Orr's statement added, "What happened with this call first comes to us blindly on the other side of a phone; it is only in hindsight that we see things that are not apparent to the call takers."

The caseworker called for help just after noon Sunday after Powell whisked his two sons into his house and shut the door in her face. The caseworker had taken Charlie, 7, and Braden, 5, to Powell's home for what was supposed to be a routine court-ordered visit.

Fearing for the boys' safety, the woman dialed 911 to report what happened in a case involving a man who she reported was "on a very short leash with DSHS ... "

But the male call taker responded with nearly seven minutes of nonstop questions about Powell and the children, details about her job and information about the car she was driving.
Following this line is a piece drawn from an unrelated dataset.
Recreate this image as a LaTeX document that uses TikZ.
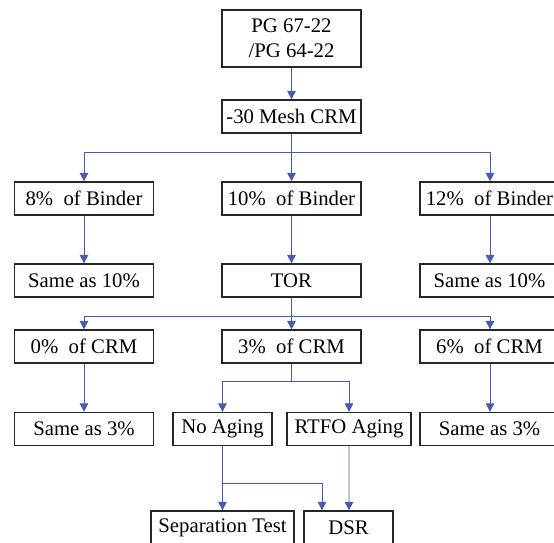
\documentclass[tikz,border=0pt]{standalone}
\usepackage{fontspec}
\setmainfont{Liberation Serif}
\usetikzlibrary{arrows.meta}
\definecolor{linkblue}{RGB}{72,90,178}

\begin{document}
\begin{tikzpicture}
\tikzstyle{stage}=[rectangle,draw=black!85,line width=0.7pt,minimum width=2.78cm,minimum height=0.66cm,inner sep=1pt,font=\fontsize{11.8}{14.2}\selectfont]
\tikzstyle{link}=[draw=linkblue,line width=0.55pt]
\tikzstyle{flow}=[link,-{Triangle[width=0.17cm,length=0.17cm]}]
\useasboundingbox (0,0) rectangle (11.08,10.86);
\node [stage,minimum height=1.14cm,align=center] (binder) at (5.83,10.09) {PG 67-22\\/PG 64-22};
\node [stage] (mesh) at (5.83,8.53) {-30 Mesh CRM};
\node [stage] (b8) at (1.68,6.89) {8\%\ \ of Binder};
\node [stage] (b10) at (5.83,6.89) {10\%\ \ of Binder};
\node [stage] (b12) at (9.79,6.89) {12\%\ \ of Binder};
\node [stage] (same8) at (1.68,5.25) {Same as 10\%};
\node [stage] (tor) at (5.83,5.25) {TOR};
\node [stage] (same12) at (9.79,5.25) {Same as 10\%};
\node [stage] (c0) at (1.68,3.93) {0\%\ \ of CRM};
\node [stage] (c3) at (5.83,3.93) {3\%\ \ of CRM};
\node [stage] (c6) at (9.79,3.93) {6\%\ \ of CRM};
\node [stage] (same0) at (1.68,2.28) {Same as 3\%};
\node [stage,minimum width=1.98cm] (noage) at (4.45,2.28) {No Aging};
\node [stage,minimum width=2.48cm] (rtfo) at (6.98,2.28) {RTFO Aging};
\node [stage] (same6) at (9.79,2.28) {Same as 3\%};
\node [stage,minimum width=2.86cm] (sep) at (4.45,0.31) {Separation Test};
\node [stage,minimum width=1.78cm] (dsr) at (6.97,0.31) {DSR};
% junctions
\coordinate (jmesh) at (5.83,7.82);
\coordinate (jtor) at (5.83,4.54);
\coordinate (jcrm) at (5.83,3.24);
\coordinate (jage) at (4.45,1.20);
\draw [flow] (binder) -- (mesh);
\draw [link] (mesh) -- (jmesh);
\draw [flow] (jmesh) -| (b8.north);
\draw [flow] (jmesh) -- (b10);
\draw [flow] (jmesh) -| ([xshift=0.01cm]b12.north);
\draw [flow] (b8) -- (same8);
\draw [flow] (b10) -- (tor);
\draw [flow] ([xshift=0.01cm]b12.south) -- ([xshift=0.01cm]same12.north);
\draw [link] (tor) -- (jtor);
\draw [flow] (jtor) -| (c0.north);
\draw [flow] (jtor) -- (c3);
\draw [flow] (jtor) -| ([xshift=0.01cm]c6.north);
\draw [flow] (c0) -- (same0);
\draw [flow] ([xshift=0.01cm]c6.south) -- ([xshift=0.01cm]same6.north);
\draw [link] (c3) -- (jcrm);
\draw [flow] (jcrm) -| (noage.north);
\draw [flow] (jcrm) -| (rtfo.north);
\draw [flow] (noage) -- (sep);
\draw [flow] (jage) -| ([xshift=-0.53cm]dsr.north);
\draw [flow] (rtfo.south) -- ([xshift=0.01cm]dsr.north);
\end{tikzpicture}
\end{document}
The caseworker also couldn't initially provide Powell's address.

The Law Enforcement Support Agency employs both call takers, who take 911 calls from the public, as well as dispatchers, who dispatch police in 11 communities in the county.

While Troyer said that it's likely deputies could have arrived quicker had the caseworker immediately provided Powell's address, he doubts that the children could have been saved.

"Once that fire started, it was all over," he said.

Orr, in his statement, said that five to six minutes elapsed between the time the caseworker's call came in and a deputy was dispatched to the Powell home.

Troyer said detectives are working on a precise timeline showing how long it took deputies to arrive after the first 911 calls. Troyer believes deputies arrived at the home within minutes of being dispatched.

He said his department is still waiting to receive a copy of the "call-and-dispatch" log from the 911 center to see exactly how long it took for deputies to respond.